> **The request**
Identify the lines holding "this" and copy them.
[begin Material shown]
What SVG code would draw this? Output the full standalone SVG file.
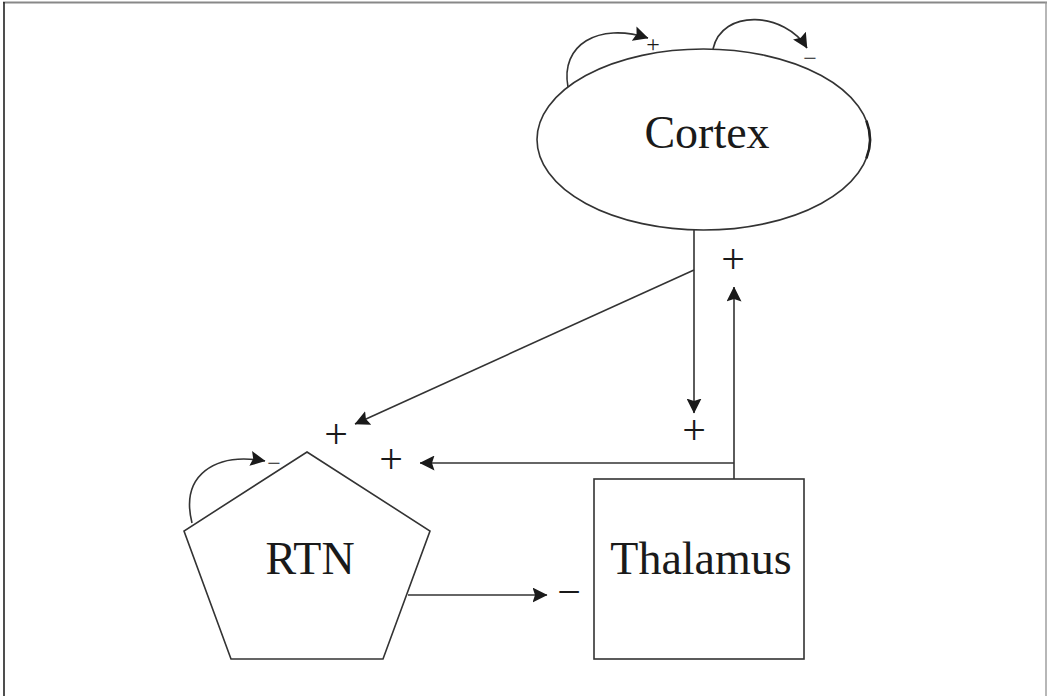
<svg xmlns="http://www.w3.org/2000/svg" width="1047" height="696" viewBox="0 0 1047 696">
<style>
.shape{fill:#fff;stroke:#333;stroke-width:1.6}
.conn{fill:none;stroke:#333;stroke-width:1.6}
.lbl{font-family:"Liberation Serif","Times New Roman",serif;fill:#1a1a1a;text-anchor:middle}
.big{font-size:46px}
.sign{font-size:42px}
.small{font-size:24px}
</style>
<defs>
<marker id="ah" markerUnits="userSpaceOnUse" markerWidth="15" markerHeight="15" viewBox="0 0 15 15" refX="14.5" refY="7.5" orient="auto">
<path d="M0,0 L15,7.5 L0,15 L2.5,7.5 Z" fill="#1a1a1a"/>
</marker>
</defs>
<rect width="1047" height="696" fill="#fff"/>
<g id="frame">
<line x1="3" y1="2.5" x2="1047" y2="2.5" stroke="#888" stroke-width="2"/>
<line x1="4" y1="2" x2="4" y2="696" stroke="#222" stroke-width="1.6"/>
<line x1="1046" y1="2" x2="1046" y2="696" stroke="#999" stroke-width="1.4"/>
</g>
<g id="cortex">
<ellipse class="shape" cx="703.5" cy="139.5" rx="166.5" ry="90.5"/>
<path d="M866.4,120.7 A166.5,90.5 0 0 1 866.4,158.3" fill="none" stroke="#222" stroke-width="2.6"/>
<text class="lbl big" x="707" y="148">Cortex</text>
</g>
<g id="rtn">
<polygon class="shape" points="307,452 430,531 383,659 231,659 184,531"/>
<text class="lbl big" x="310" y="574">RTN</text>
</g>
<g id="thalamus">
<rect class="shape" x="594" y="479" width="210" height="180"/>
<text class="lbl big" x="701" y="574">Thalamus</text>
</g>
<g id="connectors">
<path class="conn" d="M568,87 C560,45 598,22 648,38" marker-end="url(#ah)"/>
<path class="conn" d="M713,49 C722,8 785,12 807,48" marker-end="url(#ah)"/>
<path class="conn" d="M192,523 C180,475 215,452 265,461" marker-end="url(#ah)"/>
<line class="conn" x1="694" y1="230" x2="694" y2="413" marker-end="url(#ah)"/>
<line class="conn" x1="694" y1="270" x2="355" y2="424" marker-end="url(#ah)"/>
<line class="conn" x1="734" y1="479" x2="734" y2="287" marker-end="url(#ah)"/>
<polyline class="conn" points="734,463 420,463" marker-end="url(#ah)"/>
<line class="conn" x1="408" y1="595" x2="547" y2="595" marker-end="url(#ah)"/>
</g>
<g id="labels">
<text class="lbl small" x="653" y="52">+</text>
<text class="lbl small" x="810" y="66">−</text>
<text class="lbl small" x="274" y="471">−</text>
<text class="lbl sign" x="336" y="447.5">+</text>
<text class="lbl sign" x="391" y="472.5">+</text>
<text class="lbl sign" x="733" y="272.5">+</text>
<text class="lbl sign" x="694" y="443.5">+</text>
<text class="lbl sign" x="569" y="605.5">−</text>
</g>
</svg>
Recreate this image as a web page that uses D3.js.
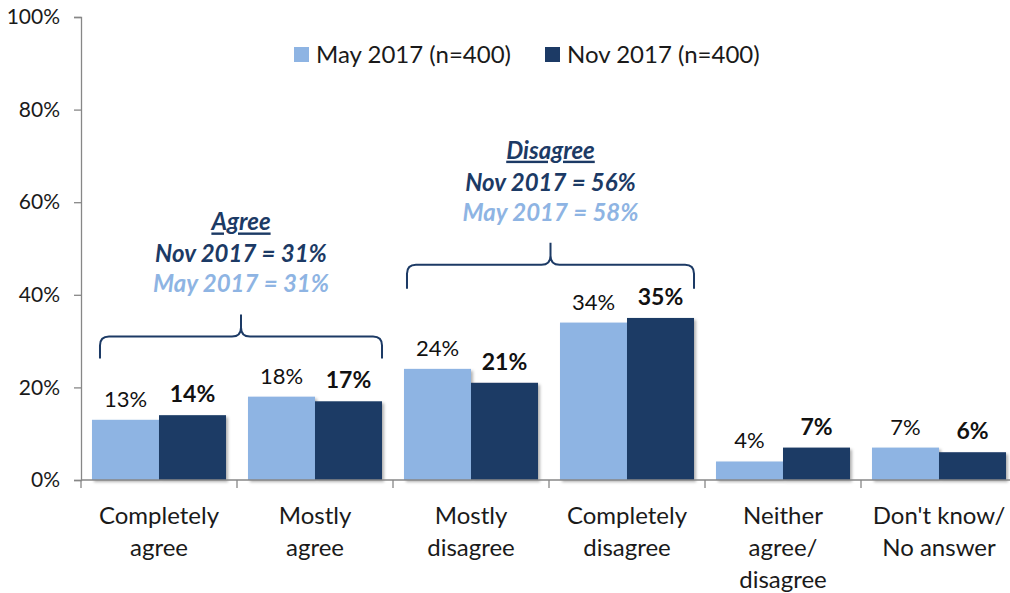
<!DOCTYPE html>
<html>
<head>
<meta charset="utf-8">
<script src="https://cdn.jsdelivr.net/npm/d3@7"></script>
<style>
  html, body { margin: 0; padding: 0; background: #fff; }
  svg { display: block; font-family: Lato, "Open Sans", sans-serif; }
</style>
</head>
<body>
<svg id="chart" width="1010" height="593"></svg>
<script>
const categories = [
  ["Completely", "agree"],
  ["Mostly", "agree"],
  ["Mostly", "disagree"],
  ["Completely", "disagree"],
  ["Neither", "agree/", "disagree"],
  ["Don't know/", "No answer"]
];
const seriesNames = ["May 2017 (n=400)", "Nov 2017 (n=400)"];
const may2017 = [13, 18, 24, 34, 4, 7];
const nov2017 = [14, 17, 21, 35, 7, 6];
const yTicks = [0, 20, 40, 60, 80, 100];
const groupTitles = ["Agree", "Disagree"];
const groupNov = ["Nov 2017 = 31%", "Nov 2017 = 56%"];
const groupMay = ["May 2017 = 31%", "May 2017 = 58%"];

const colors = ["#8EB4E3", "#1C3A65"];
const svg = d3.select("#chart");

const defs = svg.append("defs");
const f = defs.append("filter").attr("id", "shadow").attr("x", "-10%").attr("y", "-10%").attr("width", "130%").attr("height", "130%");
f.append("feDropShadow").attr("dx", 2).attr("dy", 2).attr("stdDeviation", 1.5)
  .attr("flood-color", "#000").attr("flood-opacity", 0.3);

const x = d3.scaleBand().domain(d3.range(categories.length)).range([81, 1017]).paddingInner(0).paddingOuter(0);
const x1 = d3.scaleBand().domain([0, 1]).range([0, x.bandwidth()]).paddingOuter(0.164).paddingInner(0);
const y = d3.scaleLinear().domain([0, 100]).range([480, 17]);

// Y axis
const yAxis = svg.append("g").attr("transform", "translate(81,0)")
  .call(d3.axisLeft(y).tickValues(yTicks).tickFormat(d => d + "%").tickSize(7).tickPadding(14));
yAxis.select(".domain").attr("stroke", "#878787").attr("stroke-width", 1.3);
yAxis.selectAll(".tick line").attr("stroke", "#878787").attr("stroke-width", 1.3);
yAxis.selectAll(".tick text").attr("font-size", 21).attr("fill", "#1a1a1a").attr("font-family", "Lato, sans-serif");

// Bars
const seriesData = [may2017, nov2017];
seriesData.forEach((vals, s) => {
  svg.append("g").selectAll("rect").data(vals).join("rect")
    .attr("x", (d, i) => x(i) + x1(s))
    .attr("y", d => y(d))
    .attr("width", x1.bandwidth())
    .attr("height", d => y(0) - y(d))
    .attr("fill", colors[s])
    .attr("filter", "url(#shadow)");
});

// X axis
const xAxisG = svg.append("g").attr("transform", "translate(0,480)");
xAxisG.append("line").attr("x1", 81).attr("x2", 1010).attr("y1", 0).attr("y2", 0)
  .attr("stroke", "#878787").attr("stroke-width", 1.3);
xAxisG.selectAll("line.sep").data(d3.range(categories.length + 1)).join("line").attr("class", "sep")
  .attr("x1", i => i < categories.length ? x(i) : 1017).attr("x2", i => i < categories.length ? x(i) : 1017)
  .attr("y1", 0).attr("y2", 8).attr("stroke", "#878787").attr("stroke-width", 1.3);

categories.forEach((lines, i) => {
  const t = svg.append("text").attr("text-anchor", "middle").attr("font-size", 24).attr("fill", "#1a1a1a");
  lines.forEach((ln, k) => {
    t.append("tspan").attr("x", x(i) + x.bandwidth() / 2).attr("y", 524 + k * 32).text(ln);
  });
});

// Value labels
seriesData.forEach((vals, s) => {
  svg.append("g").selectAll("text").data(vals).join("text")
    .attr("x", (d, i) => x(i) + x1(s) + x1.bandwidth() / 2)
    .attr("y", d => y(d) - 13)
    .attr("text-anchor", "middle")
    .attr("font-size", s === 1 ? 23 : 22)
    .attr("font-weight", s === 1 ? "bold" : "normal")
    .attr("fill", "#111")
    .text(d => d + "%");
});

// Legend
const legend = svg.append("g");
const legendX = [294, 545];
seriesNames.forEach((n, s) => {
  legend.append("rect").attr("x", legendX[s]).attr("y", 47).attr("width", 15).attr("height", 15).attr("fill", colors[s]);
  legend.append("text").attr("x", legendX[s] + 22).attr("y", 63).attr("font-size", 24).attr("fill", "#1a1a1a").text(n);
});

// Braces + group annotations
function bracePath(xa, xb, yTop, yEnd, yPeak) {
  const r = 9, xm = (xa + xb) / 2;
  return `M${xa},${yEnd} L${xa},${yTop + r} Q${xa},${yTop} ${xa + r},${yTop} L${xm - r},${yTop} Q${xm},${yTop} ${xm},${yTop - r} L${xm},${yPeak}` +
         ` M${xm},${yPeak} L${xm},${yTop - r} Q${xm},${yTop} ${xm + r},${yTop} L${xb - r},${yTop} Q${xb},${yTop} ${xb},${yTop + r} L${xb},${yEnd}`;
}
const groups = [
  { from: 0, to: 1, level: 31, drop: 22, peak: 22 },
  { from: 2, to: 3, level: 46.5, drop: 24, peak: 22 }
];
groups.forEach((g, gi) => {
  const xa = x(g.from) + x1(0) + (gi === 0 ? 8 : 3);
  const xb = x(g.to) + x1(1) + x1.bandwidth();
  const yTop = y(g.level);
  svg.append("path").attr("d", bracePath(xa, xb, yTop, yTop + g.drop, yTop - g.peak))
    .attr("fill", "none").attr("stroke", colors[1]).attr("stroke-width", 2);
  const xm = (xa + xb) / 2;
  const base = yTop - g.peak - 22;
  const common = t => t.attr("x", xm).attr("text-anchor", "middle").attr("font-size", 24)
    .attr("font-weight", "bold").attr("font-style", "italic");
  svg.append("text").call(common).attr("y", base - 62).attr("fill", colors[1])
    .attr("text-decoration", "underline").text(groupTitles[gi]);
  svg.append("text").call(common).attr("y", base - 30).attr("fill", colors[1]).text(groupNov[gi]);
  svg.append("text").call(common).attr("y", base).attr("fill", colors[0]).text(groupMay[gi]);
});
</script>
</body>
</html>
[end Material shown]
> **Response below**
What SVG code would draw this? Output the full standalone SVG file.
Recreate this image as a web page that uses D3.js.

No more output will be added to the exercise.